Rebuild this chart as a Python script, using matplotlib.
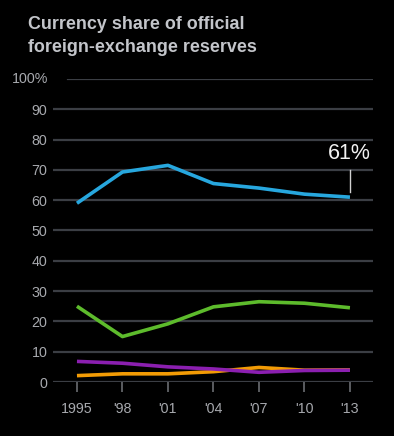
import matplotlib
matplotlib.use('Agg')
import matplotlib.pyplot as plt

years = [1995, 1998, 2001, 2004, 2007, 2010, 2013]
year_labels = ['1995', "'98", "'01", "'04", "'07", "'10", "'13"]
usd = [59, 69.3, 71.5, 65.5, 64, 62, 61]
eur = [25, 15, 19.2, 24.8, 26.5, 26, 24.5]
jpy = [6.8, 6.2, 5.0, 4.3, 3.2, 3.8, 3.9]
gbp = [2.1, 2.7, 2.7, 3.4, 4.8, 3.9, 4.0]
yticks = [0, 10, 20, 30, 40, 50, 60, 70, 80, 90, 100]

bg = '#000000'
grid_c = '#3b3e44'
text_c = '#a7a9ae'

plt.rcParams['font.family'] = ['Liberation Sans', 'DejaVu Sans']

fig = plt.figure(figsize=(3.94, 4.36), dpi=100, facecolor=bg)
ax = fig.add_axes([53 / 394, 54 / 436, 320 / 394, 303 / 436], facecolor=bg)

ax.set_xlim(1993.42, 2014.52)
ax.set_ylim(0, 100)

# gridlines (100 line starts further right because of the % sign)
for v in yticks:
    xmin = 15 / 320 if v == 100 else 0
    ax.axhline(v, xmin=xmin, xmax=1, color=grid_c, lw=1.6, zorder=1)

ax.plot(years, gbp, color='#f29b05', lw=2.6, zorder=3, solid_capstyle='butt')
ax.plot(years, jpy, color='#8b1fb0', lw=2.6, zorder=4, solid_capstyle='butt')
ax.plot(years, eur, color='#5dbb2c', lw=2.6, zorder=3, solid_capstyle='butt')
ax.plot(years, usd, color='#27a7de', lw=2.6, zorder=3, solid_capstyle='butt')

for s in ax.spines.values():
    s.set_visible(False)

ax.set_yticks(yticks)
ax.set_yticklabels([str(v) if v != 100 else '' for v in yticks])
ax.tick_params(axis='y', length=0, pad=4, labelsize=10.3, labelcolor=text_c)
ax.text(-0.015, 100, '100%', transform=ax.get_yaxis_transform(), ha='right',
        va='center', fontsize=10.3, color=text_c)

ax.set_xticks(years)
ax.set_xticklabels(year_labels)
ax.tick_params(axis='x', length=7.5, width=1.2, color='#6a6d72', pad=7,
               labelsize=10.3, labelcolor=text_c)

# 61% callout
ax.plot([years[-1], years[-1]], [usd[-1] + 1.6, usd[-1] + 9], color='#d0d0d0', lw=1.0, zorder=5)
ax.text(years[-1] + 1.4, usd[-1] + 11, '%d%%' % usd[-1], ha='right', va='bottom',
        fontsize=15.5, color='#f2f2f2')

fig.text(28 / 394, 1 - 36 / 436, 'Currency share of official\nforeign-exchange reserves',
         ha='left', va='center', fontsize=12.9, fontweight='bold', color='#c3c5ca',
         linespacing=1.4)

fig.savefig('out.png', dpi=100, facecolor=bg)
══════════════════════════════
Repeat the lines above exactly, and keep every picture out.

Rebuild this chart as a Python script, using matplotlib.
import matplotlib
matplotlib.use('Agg')
import matplotlib.pyplot as plt

years = [1995, 1998, 2001, 2004, 2007, 2010, 2013]
year_labels = ['1995', "'98", "'01", "'04", "'07", "'10", "'13"]
usd = [59, 69.3, 71.5, 65.5, 64, 62, 61]
eur = [25, 15, 19.2, 24.8, 26.5, 26, 24.5]
jpy = [6.8, 6.2, 5.0, 4.3, 3.2, 3.8, 3.9]
gbp = [2.1, 2.7, 2.7, 3.4, 4.8, 3.9, 4.0]
yticks = [0, 10, 20, 30, 40, 50, 60, 70, 80, 90, 100]

bg = '#000000'
grid_c = '#3b3e44'
text_c = '#a7a9ae'

plt.rcParams['font.family'] = ['Liberation Sans', 'DejaVu Sans']

fig = plt.figure(figsize=(3.94, 4.36), dpi=100, facecolor=bg)
ax = fig.add_axes([53 / 394, 54 / 436, 320 / 394, 303 / 436], facecolor=bg)

ax.set_xlim(1993.42, 2014.52)
ax.set_ylim(0, 100)

# gridlines (100 line starts further right because of the % sign)
for v in yticks:
    xmin = 15 / 320 if v == 100 else 0
    ax.axhline(v, xmin=xmin, xmax=1, color=grid_c, lw=1.6, zorder=1)

ax.plot(years, gbp, color='#f29b05', lw=2.6, zorder=3, solid_capstyle='butt')
ax.plot(years, jpy, color='#8b1fb0', lw=2.6, zorder=4, solid_capstyle='butt')
ax.plot(years, eur, color='#5dbb2c', lw=2.6, zorder=3, solid_capstyle='butt')
ax.plot(years, usd, color='#27a7de', lw=2.6, zorder=3, solid_capstyle='butt')

for s in ax.spines.values():
    s.set_visible(False)

ax.set_yticks(yticks)
ax.set_yticklabels([str(v) if v != 100 else '' for v in yticks])
ax.tick_params(axis='y', length=0, pad=4, labelsize=10.3, labelcolor=text_c)
ax.text(-0.015, 100, '100%', transform=ax.get_yaxis_transform(), ha='right',
        va='center', fontsize=10.3, color=text_c)

ax.set_xticks(years)
ax.set_xticklabels(year_labels)
ax.tick_params(axis='x', length=7.5, width=1.2, color='#6a6d72', pad=7,
               labelsize=10.3, labelcolor=text_c)

# 61% callout
ax.plot([years[-1], years[-1]], [usd[-1] + 1.6, usd[-1] + 9], color='#d0d0d0', lw=1.0, zorder=5)
ax.text(years[-1] + 1.4, usd[-1] + 11, '%d%%' % usd[-1], ha='right', va='bottom',
        fontsize=15.5, color='#f2f2f2')

fig.text(28 / 394, 1 - 36 / 436, 'Currency share of official\nforeign-exchange reserves',
         ha='left', va='center', fontsize=12.9, fontweight='bold', color='#c3c5ca',
         linespacing=1.4)

fig.savefig('out.png', dpi=100, facecolor=bg)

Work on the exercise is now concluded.